顺应上述变化,20世纪西方的公共政策无论是在理论还是在实践方面都具有了许多新的特点。首先,公共政策的数目增加,多数国家的政府放弃自由放任的理论,转而采取积极干预的立场,因而制定和实行了更多的经济、社会政策;其次,公共政策的范围增大,政府的要干预的不是社会生活的某个方面、某些部门、某些集团,公共政策几乎涉及到所有的部门、层次领域和集团,政策内容覆盖到经济、政治、社会、文化、国防、外交、军事、技术、交通、卫生、教育等各个方面;第三,公共政策的目标增多,以往公共政策的目标可能是单元的,但是社会生活的相互关联日益紧密,一种政策的实施,其产生的效果是多重的,有时甚至是意料之外的,因此,政策的目标越来越复杂化、多重化;最后,公共政策的不确定性增强,政策制定和执行的环境日趋复杂、多变,因而制定政策时所要考虑的变量增多,不确定性因素也增多。
公共政策的结构层次也发生了变化。
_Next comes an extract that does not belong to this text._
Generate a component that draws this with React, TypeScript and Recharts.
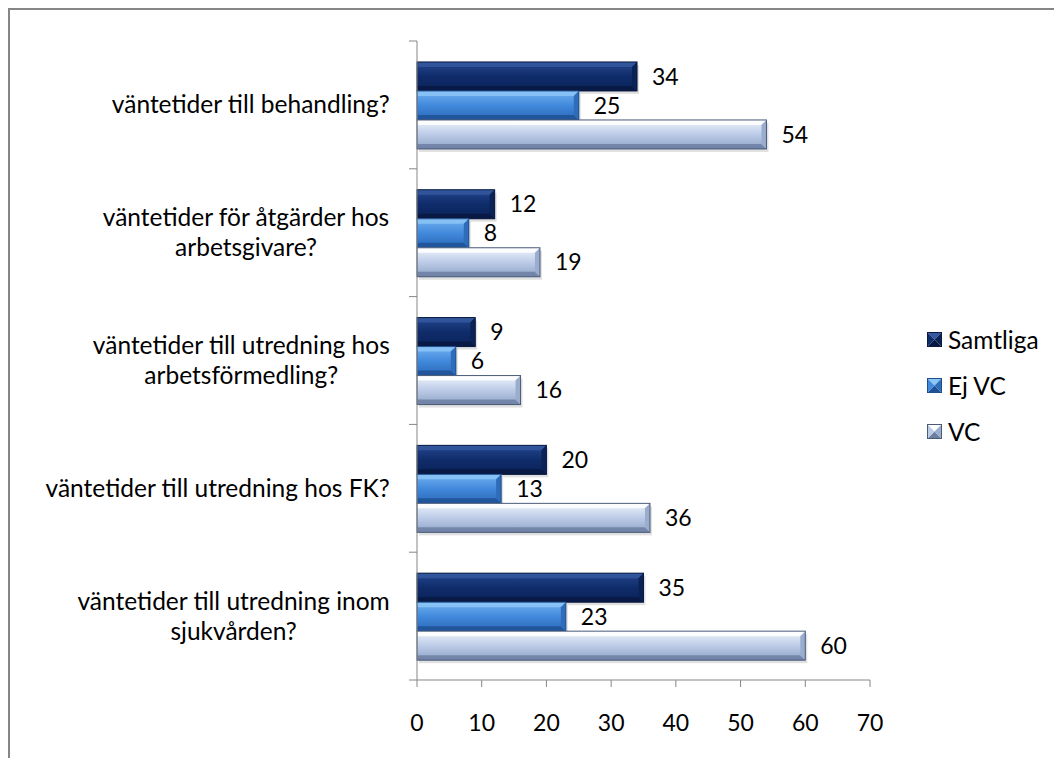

首先需要确立的是作为规定和指引全社会发展方向的价值与规范,这是超越于具体公共政策之上的元政策,或称为是“政策的政策”。其次是决定公共政策的功能过程的政策,主要是关于决定决策方法的政策,关于决定如何执行政策的政策,关于决定政策的延续、改变及终止的政策。第三是实际公共政策体系,包括基本政策、实质的政策策略、规则与程序。
其中,基本政策是对整个社会的存在与发展有重大影响的重大政策,或称为国策。这类基本政策数量并不是很多的,但是,却是事关全局的、举足轻重的政策。在基本政策之下是更多的实质的政策。实质的政策是具体的政策,它应当涵盖政府的全部活动,主要的是关于一国的经济、社会、文化、外交等方面和部门的大政方针。为了要实施基本政策和实质的政策,政府还需要制定一定的策略来支持。另外,还需要制定出决定决策方法的政策,决定如何执行政策的政策,决定政策延续、改变及终结的政策。